Alfonsín planteó varias veces, sin que nadie le respondiera, que “la reforma constitucional se habría hecho igual" sin el radicalismo y aun en términos más graves para "el estado de derecho". En realidad, sin el concurso del radicalismo no habría habido reforma, porque el régimen de los “privatizadores" quedaba expuesto al colapso. Esto, de todos modos, estaba descartado. No solo ni fundamentalmente porque la cúpula radical fuera autora intelectual de la reforma sino por sus vínculos con la gran patronal nativa y extranjera, volcada mayoritaria- mente a la reelección y al bonapartismo.
Al momento de explicar la firma del Pacto, Alfonsín crea la ficción de una cruzada radical contra la "ola neoconservadora” encarnada por el menemismo, que puso "límites al presidencialismo”. En las cuestiones básicas de la reforma, radicales y justicialistas (y no sólo ellos) fueron un único partido, el debate fue sobre las prebendas (senadores, autonomía de la Capital, términos de la reelección) y la hojarasca (derechos sociales, ecológicos, etc.).
Alfonsín hace un esfuerzo muy grande por demostrar que existía en el país una cuestión constitucional pendiente, la incorporación de los derechos sociales, ignorados en su momento por la corriente que representó Alberdi. No hay tal cuestión pendiente. Los derechos sociales fueron incorporados en la reforma del ‘49 y luego en la del ‘57, sin que la mención a la “jubilación digna", el “derecho al trabajo", o el “salario mínimo vital y móvil" en la “Carta Magna”, permitiera torcer un milímetro el arrasamiento de estas conquistas por la burguesía. No existió problema constitucional, desde el momento que no se planteó un cambio de régimen social o político, sino un reforzamiento de las características despóticas del ya vigente.
Un acierto de Alfonsín
Como se sabe, la reforma constitucional tomó la forma de una clara conspiración contra el pueblo. El Pacto de Olivos previo, en su parte final, que las reformas antidemocráticas fueran votadas obligatoriamente y en bloque.
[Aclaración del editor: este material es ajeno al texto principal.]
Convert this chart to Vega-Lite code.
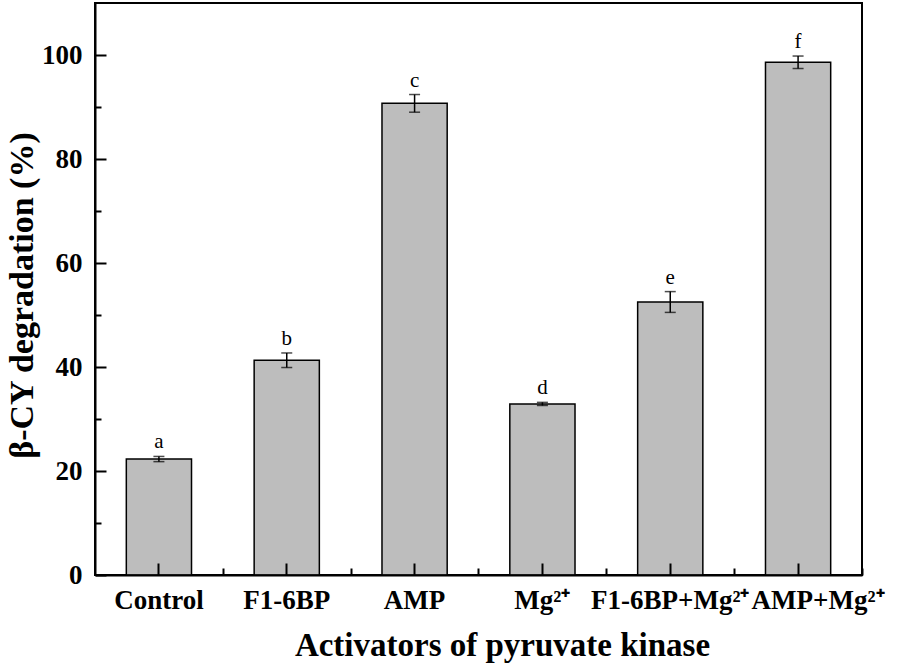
{
  "$schema": "https://vega.github.io/schema/vega-lite/v6.json",
  "width": 767,
  "height": 572,
  "autosize": "none",
  "padding": {"left": 95, "top": 3, "right": 36, "bottom": 91},
  "background": "white",
  "config": {"view": {"stroke": "black", "strokeWidth": 2}, "font": "Liberation Serif"},
  "data": {"values": [
    {"activator": "Control", "value": 22.3, "err": 0.5, "letter": "a"},
    {"activator": "F1-6BP", "value": 41.3, "err": 1.4, "letter": "b"},
    {"activator": "AMP", "value": 90.7, "err": 1.7, "letter": "c"},
    {"activator": "Mg²⁺", "value": 32.9, "err": 0.3, "letter": "d"},
    {"activator": "F1-6BP+Mg²⁺", "value": 52.5, "err": 2.0, "letter": "e"},
    {"activator": "AMP+Mg²⁺", "value": 98.6, "err": 1.2, "letter": "f"}
  ]},
  "layer": [
    {
      "mark": {"type": "bar", "fill": "#bdbdbd", "stroke": "black", "strokeWidth": 1.5},
      "encoding": {
        "x": {"field": "activator", "type": "nominal", "sort": null,
          "scale": {"paddingInner": 0.49, "paddingOuter": 0.245},
          "axis": {"orient": "bottom", "zindex": 1, "labelAngle": 0, "ticks": false, "tickSize": 0,
            "domainColor": "black", "domainWidth": 2, "labelFont": "Liberation Serif", "labelFontSize": 27,
            "labelFontWeight": "bold", "labelColor": "black", "labelPadding": 12, "labelOverlap": false, "labelLimit": 400,
            "labelOffset": {"condition": {"test": "datum.value === 'AMP+Mg²⁺'", "value": 20}, "value": 0},
            "title": "Activators of pyruvate kinase", "titleFont": "Liberation Serif", "titleFontSize": 33,
            "titleFontWeight": "bold", "titleColor": "black", "titleX": 407, "titleY": 80, "titleAlign": "center",
            "titleBaseline": "alphabetic"}},
        "y": {"field": "value", "type": "quantitative", "scale": {"domain": [0, 110], "nice": false},
          "axis": {"zindex": 1, "values": [0, 20, 40, 60, 80, 100], "ticks": false, "tickSize": 0,
            "domainColor": "black", "domainWidth": 2, "grid": false,
            "labelFont": "Liberation Serif", "labelFontSize": 27, "labelFontWeight": "bold", "labelColor": "black",
            "labelPadding": 13,
            "title": "β-CY  degradation (%)", "titleFont": "Liberation Serif", "titleFontSize": 34,
            "titleFontWeight": "bold", "titleColor": "black", "titleX": -63, "titleY": 292, "titleAngle": -90,
            "titleAlign": "center", "titleBaseline": "alphabetic"}}
      }
    },
    {
      "mark": {"type": "errorbar", "ticks": {"size": 11, "color": "black", "thickness": 1.5}, "rule": {"color": "black", "strokeWidth": 1.5}},
      "encoding": {
        "x": {"field": "activator", "type": "nominal", "sort": null,
          "axis": {"orient": "bottom", "zindex": 2, "tickSize": -12, "tickWidth": 2, "tickColor": "black",
            "labels": false, "domain": false, "title": null}},
        "y": {"field": "value", "type": "quantitative",
          "axis": {"orient": "left", "zindex": 2, "values": [0, 20, 40, 60, 80, 100], "tickSize": -11, "tickWidth": 2,
            "tickColor": "black", "labels": false, "domain": false, "grid": false, "title": null}},
        "yError": {"field": "err"}
      }
    },
    {
      "transform": [{"calculate": "datum.value + datum.err", "as": "top"}],
      "mark": {"type": "text", "font": "Liberation Serif", "fontSize": 21, "color": "black", "baseline": "alphabetic", "dy": -8},
      "encoding": {
        "x": {"field": "activator", "type": "nominal", "sort": null,
          "axis": {"orient": "bottom", "zindex": 2, "tickOffset": 63.9, "tickSize": -7, "tickWidth": 2, "tickColor": "black",
            "labels": false, "domain": false, "title": null}},
        "y": {"field": "top", "type": "quantitative",
          "axis": {"orient": "left", "zindex": 2, "values": [10, 30, 50, 70, 90], "tickSize": -6, "tickWidth": 2,
            "tickColor": "black", "labels": false, "domain": false, "grid": false, "title": null}},
        "text": {"field": "letter"}
      }
    }
  ],
  "resolve": {"axis": {"x": "independent", "y": "independent"}}
}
La Convención quedó así, convertida en mera oficina de registro de ese acuerdo y de la votación en el Congreso.
Frente a la posición de Norberto Laporta y otros convencionales (Frepaso), mocionando la votación punto por punto, Alfonsín responde: "si hubiera sido cierto que el Congreso se había extralimitado, que la Convención Constituyente no podía sesionar con estas reglas, la única solución posible sería declarar que no había Convención Constituyente" (pág. 358).
Y revela, elogiándolos, la conducta de los hombres del Frepaso. Por referencia a lo que Alfonsín llama el “ala derecha" de la Constituyente, “particularmente dura con el Pacto de Olivos", los expositores del Frepaso "tuvieron interés en diferenciarse de esa posición". "El convencional Carlos Alvarez se preocupó por señalar que no demonizaban el pacto… que si se lograba una justicia independiente, controles al poder y una Constitución de mejores y más derechos, eso se iba a reflejar en una sociedad… más justa. No podía abortarse el constitucionalismo social…" (pág. 340).
Pero, finalmente, como plantea Alfonsín, "el juramento unánime de los convencionales al nuevo texto de la Constitución Nacional simboliza, desde el punto de vista político, que la controversia resultó abstracta” (pág. 360). Todos votaron, la ‘oposición’ radical y los representantes de Alianza Sur (hoy Alianza de Izquierda Popular) incluidos.